The committee was also hearing evidence that reports on issues related to Templemore were first made in 2008 and 2010 but no action was taken to reform the irregular financial practices.
Mr Kelly said some of the staff involved in administration in the college were gardai who had no training in running a large scale enterprise with a big budget.
"I think on balance it's more incompetence than wilful neglect," he said.
"In fact you could sympathise with them. They were put into these jobs, they hadn't much training for it, they muddled through as best they could but that wasn't adequate."
The committee was told there is no evidence that any offshore accounts were set up relating to Templemore.
It also heard that there is no proof that anyone gained personally from the financial irregularities in the college.
Some of the most heated exchanges at the hearing involved letters written by Michael Culhane, the Garda's executive director of finance, to Commissioner O'Sullivan and other senior officers.
One from October 2015 suggested that Mr Barrett should be investigated on suspicion of breaching the Official Secrets Act after he copied a file he had compiled in relation to irregularities in Templemore and sent it by registered post to his home.
"I suppose with the benefit of hindsight it probably was unwise to make that statement," Mr Culhane told the committee.
Mr Culhane's letter claimed Mr Barrett's actions "were an implied threat of unauthorised action".
He told the committee: "I had no idea what he was going to do with the information that had been collected. I was concerned that there might be some leakage to the press of issues that should have been dealt with in the formal process."
Mr Barrett, one of the top civilians in An Garda Siochana who worked for Silicon Valley companies before joining the force in 2014, said he tried six times, including through solicitors and subsequently in a freedom of information request, to get a copy of the letter.
He had only seen a heavily redacted version of it until the letter was disclosed as part of the committee's work.
Mr Barrett described the affair as "appalling" and said he had no intention of going to the press.
He said that having seen the letter, he believed it was an attempt at "very deliberate corralling of what I felt was my obligation to deal with and illuminate these matters".
Mr Culhane initially defended another letter he had written, this time to Mr Kelly in October 2016 where he described his audit report as "misleading, unprofessional and mischievous".
He also threatened to sue Mr Kelly.
Mr Culhane said at the time that he believed the audit report did not adequately reflect the concerns he raised about financial practices in Templemore as far back as 2008.
Under intense scrutiny at the committee, he retracted the remarks.
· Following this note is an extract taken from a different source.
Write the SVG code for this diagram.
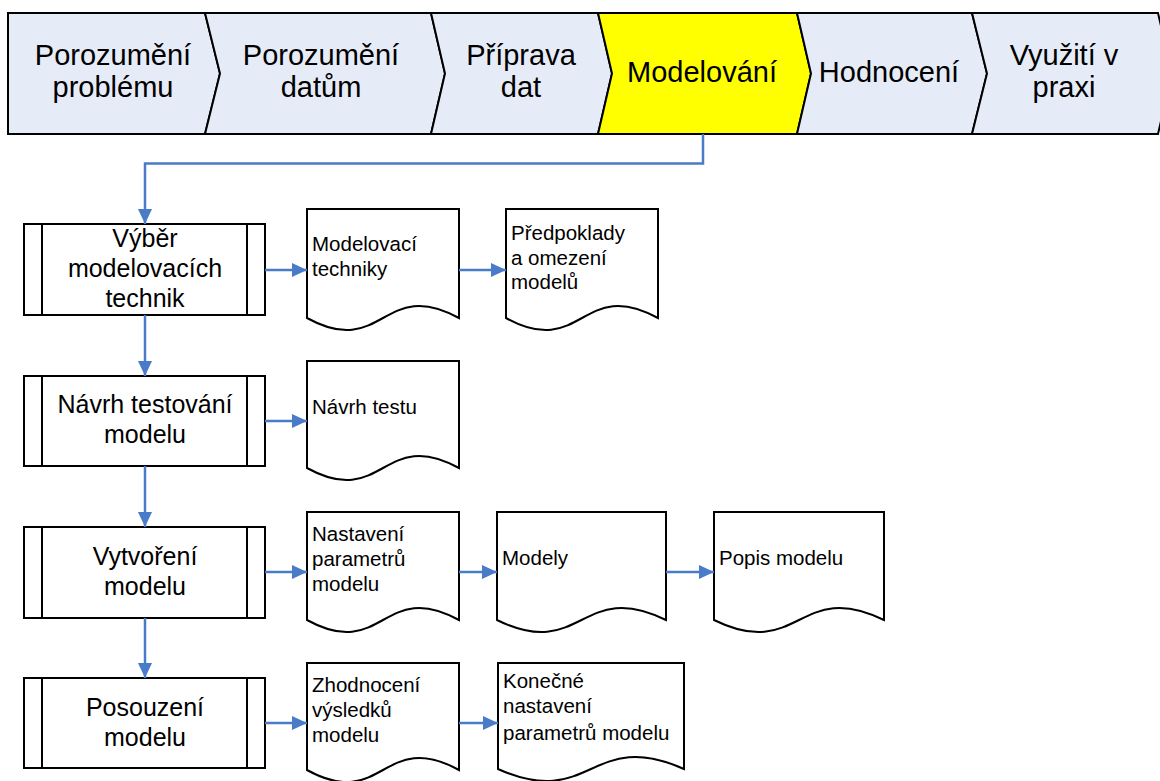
<svg xmlns="http://www.w3.org/2000/svg" width="1160" height="781" viewBox="0 0 1160 781">
  <style>
    .chev { fill: #E6ECF7; stroke: #000; stroke-width: 2; stroke-linejoin: miter; }
    .chev.active { fill: #FFFF00; }
    .proc { fill: #fff; stroke: #000; stroke-width: 2; }
    .doc { fill: #fff; stroke: #000; stroke-width: 2; stroke-linejoin: miter; }
    .bar { fill: none; stroke: #000; stroke-width: 2; }
    .phase { font-family: "Liberation Sans", Arial, sans-serif; font-size: 29px; fill: #000; text-anchor: middle; }
    .ptext { font-family: "Liberation Sans", Arial, sans-serif; font-size: 25px; fill: #000; text-anchor: middle; }
    .dtext { font-family: "Liberation Sans", Arial, sans-serif; font-size: 20.5px; fill: #000; }
    .conn { fill: none; stroke: #4A7BC8; stroke-width: 2.5; }
  </style>
  <defs>
    <marker id="arrow" markerWidth="15" markerHeight="14" refX="15" refY="7" orient="auto" markerUnits="userSpaceOnUse">
      <path d="M0,0 L15,7 L0,14 Z" fill="#4A7BC8"/>
    </marker>
  </defs>

  <!-- Phase bar -->
  <g id="phase-1">
    <path class="chev" d="M8,13 L205,13 L220,73.5 L205,134 L8,134 Z"/>
    <text class="phase" x="113" y="65">Porozumění</text>
    <text class="phase" x="113" y="97">problému</text>
  </g>
  <g id="phase-2">
    <path class="chev" d="M205,13 L431,13 L445,73.5 L431,134 L205,134 L220,73.5 Z"/>
    <text class="phase" x="321" y="65">Porozumění</text>
    <text class="phase" x="321" y="97">datům</text>
  </g>
  <g id="phase-3">
    <path class="chev" d="M431,13 L598,13 L612,73.5 L598,134 L431,134 L445,73.5 Z"/>
    <text class="phase" x="521" y="65">Příprava</text>
    <text class="phase" x="521" y="97">dat</text>
  </g>
  <g id="phase-4">
    <path class="chev active" d="M598,13 L797,13 L811,73.5 L797,134 L598,134 L612,73.5 Z"/>
    <text class="phase" x="702" y="82">Modelování</text>
  </g>
  <g id="phase-5">
    <path class="chev" d="M797,13 L972,13 L987,73.5 L972,134 L797,134 L811,73.5 Z"/>
    <text class="phase" x="889" y="82">Hodnocení</text>
  </g>
  <g id="phase-6">
    <path class="chev" d="M972,13 L1158,13 L1172,73.5 L1158,134 L972,134 L987,73.5 Z"/>
    <text class="phase" x="1064" y="65">Využití v</text>
    <text class="phase" x="1064" y="97">praxi</text>
  </g>

  <!-- Process steps -->
  <g id="step-1">
    <rect class="proc" x="24" y="224" width="241" height="91"/>
    <path class="bar" d="M42,224 V315 M247,224 V315"/>
    <text class="ptext" x="145" y="247">Výběr</text>
    <text class="ptext" x="145" y="277">modelovacích</text>
    <text class="ptext" x="145" y="307">technik</text>
  </g>
  <g id="step-2">
    <rect class="proc" x="24" y="376" width="241" height="90"/>
    <path class="bar" d="M42,376 V466 M247,376 V466"/>
    <text class="ptext" x="145" y="413">Návrh testování</text>
    <text class="ptext" x="145" y="443">modelu</text>
  </g>
  <g id="step-3">
    <rect class="proc" x="24" y="527" width="241" height="91"/>
    <path class="bar" d="M42,527 V618 M247,527 V618"/>
    <text class="ptext" x="145" y="565">Vytvoření</text>
    <text class="ptext" x="145" y="595">modelu</text>
  </g>
  <g id="step-4">
    <rect class="proc" x="24" y="678" width="241" height="90"/>
    <path class="bar" d="M42,678 V768 M247,678 V768"/>
    <text class="ptext" x="145" y="716">Posouzení</text>
    <text class="ptext" x="145" y="746">modelu</text>
  </g>

  <!-- Documents -->
  <g id="doc-techniky">
    <path class="doc" d="M307,209 H459 V318 C383,276 383,360 307,318 Z"/>
    <text class="dtext" x="312" y="251">Modelovací</text>
    <text class="dtext" x="312" y="276">techniky</text>
  </g>
  <g id="doc-predpoklady">
    <path class="doc" d="M506,209 H658 V318 C582,276 582,360 506,318 Z"/>
    <text class="dtext" x="511" y="240">Předpoklady</text>
    <text class="dtext" x="511" y="264.5">a omezení</text>
    <text class="dtext" x="511" y="289">modelů</text>
  </g>
  <g id="doc-navrh-testu">
    <path class="doc" d="M307,361 H459 V468 C383,426 383,510 307,468 Z"/>
    <text class="dtext" x="312" y="414">Návrh testu</text>
  </g>
  <g id="doc-nastaveni">
    <path class="doc" d="M307,512 H459 V620 C383,578 383,662 307,620 Z"/>
    <text class="dtext" x="312" y="541">Nastavení</text>
    <text class="dtext" x="312" y="566">parametrů</text>
    <text class="dtext" x="312" y="591">modelu</text>
  </g>
  <g id="doc-modely">
    <path class="doc" d="M497,512 H666 V620 C581.5,578 581.5,662 497,620 Z"/>
    <text class="dtext" x="502" y="565">Modely</text>
  </g>
  <g id="doc-popis">
    <path class="doc" d="M714,512 H884 V620 C799,578 799,662 714,620 Z"/>
    <text class="dtext" x="719" y="565">Popis modelu</text>
  </g>
  <g id="doc-zhodnoceni">
    <path class="doc" d="M307,663 H459 V770 C383,728 383,812 307,770 Z"/>
    <text class="dtext" x="312" y="692">Zhodnocení</text>
    <text class="dtext" x="312" y="717">výsledků</text>
    <text class="dtext" x="312" y="742">modelu</text>
  </g>
  <g id="doc-konecne">
    <path class="doc" d="M498,663 H684 V769 C591,727 591,811 498,769 Z"/>
    <text class="dtext" x="503" y="688">Konečné</text>
    <text class="dtext" x="503" y="713">nastavení</text>
    <text class="dtext" x="503" y="740">parametrů modelu</text>
  </g>

  <!-- Connectors -->
  <g id="connectors">
    <path class="conn" d="M703,134 V163.5 H145 V224" marker-end="url(#arrow)"/>
    <path class="conn" d="M145,315 V376" marker-end="url(#arrow)"/>
    <path class="conn" d="M145,466 V527" marker-end="url(#arrow)"/>
    <path class="conn" d="M145,618 V678" marker-end="url(#arrow)"/>
    <path class="conn" d="M265,270 H307" marker-end="url(#arrow)"/>
    <path class="conn" d="M459,270 H506" marker-end="url(#arrow)"/>
    <path class="conn" d="M265,421 H307" marker-end="url(#arrow)"/>
    <path class="conn" d="M265,572 H307" marker-end="url(#arrow)"/>
    <path class="conn" d="M459,572 H497" marker-end="url(#arrow)"/>
    <path class="conn" d="M666,572 H714" marker-end="url(#arrow)"/>
    <path class="conn" d="M265,723 H307" marker-end="url(#arrow)"/>
    <path class="conn" d="M459,723 H498" marker-end="url(#arrow)"/>
  </g>
</svg>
"On reflection chairman, probably, it was an unwise use of words, yes, I would like to withdraw it," Mr Culhane said.
Mr Kelly said he thought the letter was an attempt to get him to water down his report.
Both Mr Kelly and Mr Barrett declined to offer full confidence in all senior management in the Garda.
Mr Barrett said he had reservations and after hearing some of the content of the letter from Mr Culhane, he added: "I'm very concerned by what I learned this morning. Truthfully, it's quite shocking to me. You're probably asking me at a bad time."
Mr Kelly added: "I'd concur. There are some questions."
Later, following the question of a bank account in Cabra, Mr Kelly declined to go into detail about allegations of money from Templemore being sent to a bank account in Dublin under the control of a former senior officer.
Social Democrat TD Catherine Murphy asked him if there was a specific allegation.
"There is an audit," Mr Kelly said.
"There are some issues that you touched on could be issues within that audit."